Stock Review: RELIANCE COMMUNICATIONS

No relief seems to be in sight for investors of Reliance Communications, India's second-largest listed telecom operator. Its revenue declined for the sixth consecutive time in the December 2010 quarter on falling network utilisation.
In the coming quarters, the completion of the GSM rollout and stabilising per-minute revenue may offer some cushion to margins. But what would hold the key to its growth is the extent to which the company can leverage its existing network and the success of its 3G services.


In the December 2010 quarter, the company's net revenue dropped 3% to . 4,865 crore sequentially, following a 9% drop in the wireless MoU. This was despite the 7.1% increase in the company's total subscriber base. On the positive side, average revenue per minute was stable at 44 paise per minute from the previous quarter's level.


The company reduced the number of free minutes on the network from the past quarter. It plans to use the freed minutes for data services on CDMA platform. Even though, this led to a marginal drop in the wire-less revenue during the quarter on sequential basis, it will help in improving the quality of revenue in the coming quarters.

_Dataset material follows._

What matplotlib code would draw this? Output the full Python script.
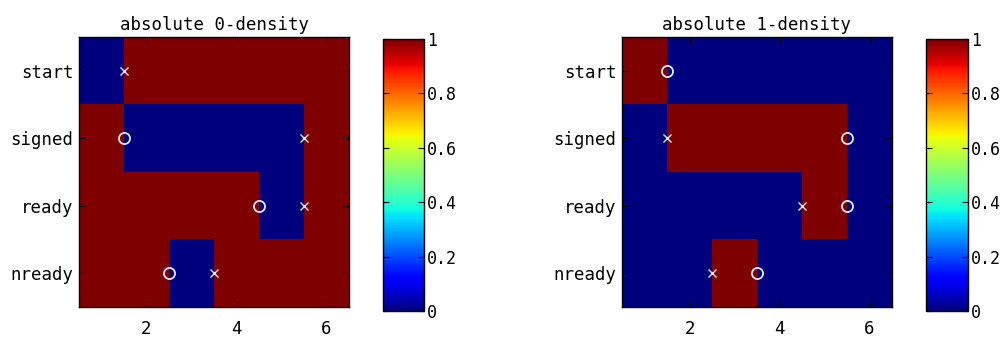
import matplotlib
matplotlib.use("Agg")
import matplotlib.pyplot as plt
import numpy as np

states = ["start", "signed", "ready", "nready"]
cols = [1, 2, 3, 4, 5, 6]

# absolute 0-density (rows = states, cols = positions)
dens0 = [
    [0, 1, 1, 1, 1, 1],
    [1, 0, 0, 0, 0, 1],
    [1, 1, 1, 1, 0, 1],
    [1, 1, 0, 1, 1, 1],
]
# absolute 1-density
dens1 = [
    [1, 0, 0, 0, 0, 0],
    [0, 1, 1, 1, 1, 0],
    [0, 0, 0, 0, 1, 0],
    [0, 0, 1, 0, 0, 0],
]

# markers: (x, row index)
cross0 = [(1.5, 0), (5.5, 1), (5.5, 2), (3.5, 3)]
circ0 = [(1.5, 1), (4.5, 2), (2.5, 3)]
cross1 = [(1.5, 1), (4.5, 2), (2.5, 3)]
circ1 = [(1.5, 0), (5.5, 1), (5.5, 2), (3.5, 3)]

cbar_ticks = [0, 0.2, 0.4, 0.6, 0.8, 1]

plt.rcParams["font.family"] = "DejaVu Sans Mono"

W, H = 1006, 338
fig = plt.figure(figsize=(W / 100, H / 100), dpi=100)


def rect(x0, y0, x1, y1):
    return [x0 / W, 1 - y1 / H, (x1 - x0) / W, (y1 - y0) / H]


panels = [
    ("absolute 0-density", dens0, cross0, circ0, rect(79, 37, 349, 307), rect(383, 39, 424, 311)),
    ("absolute 1-density", dens1, cross1, circ1, rect(622, 37, 892, 307), rect(926, 39, 968, 311)),
]

for title, dens, crosses, circs, arect, crect in panels:
    ax = fig.add_axes(arect)
    cax = fig.add_axes(crect)
    z = np.array(dens, dtype=float)
    im = ax.imshow(z, cmap="jet", vmin=0, vmax=1, aspect="auto",
                   extent=[cols[0] - 0.5, cols[-1] + 0.5, len(states) + 0.5, 0.5],
                   interpolation="nearest")
    ax.plot([c[0] for c in crosses], [c[1] + 1 for c in crosses], "x",
            color="#e8e8f8", ms=6, mew=1.0)
    ax.plot([c[0] for c in circs], [c[1] + 1 for c in circs], "o",
            mfc="none", mec="#e8e8f8", ms=8, mew=1.3)
    ax.set_xlim(cols[0] - 0.5, cols[-1] + 0.5)
    ax.set_ylim(len(states) + 0.5, 0.5)
    ax.set_xticks([2, 4, 6])
    ax.set_yticks(range(1, len(states) + 1))
    ax.set_yticklabels(states)
    ax.tick_params(direction="in", top=True, right=True, length=4, width=0.8,
                   labelsize=12.5)
    ax.tick_params(axis="x", pad=9)
    ax.tick_params(axis="y", pad=4)
    ax.set_title(title, fontsize=12.5, pad=5)
    for s in ax.spines.values():
        s.set_linewidth(1.0)

    cb = fig.colorbar(im, cax=cax, ticks=cbar_ticks)
    cb.ax.set_yticklabels(["0", "0.2", "0.4", "0.6", "0.8", "1"])
    cb.ax.tick_params(direction="in", left=True, right=True, length=4, width=0.8,
                      labelsize=12, pad=2)
    cb.outline.set_linewidth(1.0)

fig.savefig("out.png", dpi=100)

The company witnessed a 5% growth in the global segment on the back of a decent growth recorded in the ILD and NLD minutes during the same period. Better operational efficiency in the global business led to a marginal jump of 90 basis points to 33.3% in the company's EBIDTA margin for the quarter against the previous quarter.


Since RCOM's GSM rollout is over, network operating costs are expected to lower in the coming quarters resulting in easing out of the pressure on the company's operating margin. Moreover, settling of the promo-tional costs at the current levels is likely to improve the operating margin in the coming quarters.
Also, the business restructuring is likely to stabilise the falling MoUs in the coming quarters. However, given the high debt on the books and the legal inquiry pertaining to a probable higher-than-prescribed holding in Swan Telecom poses a challenging situation.


At the current market price of . 100.7, the company trades at nearly 8.9 times the earnings for the trailing twelve months. Though its valuation is the cheapest among its peers, its stock price may remain rangebound in the absence of a major growth trigger.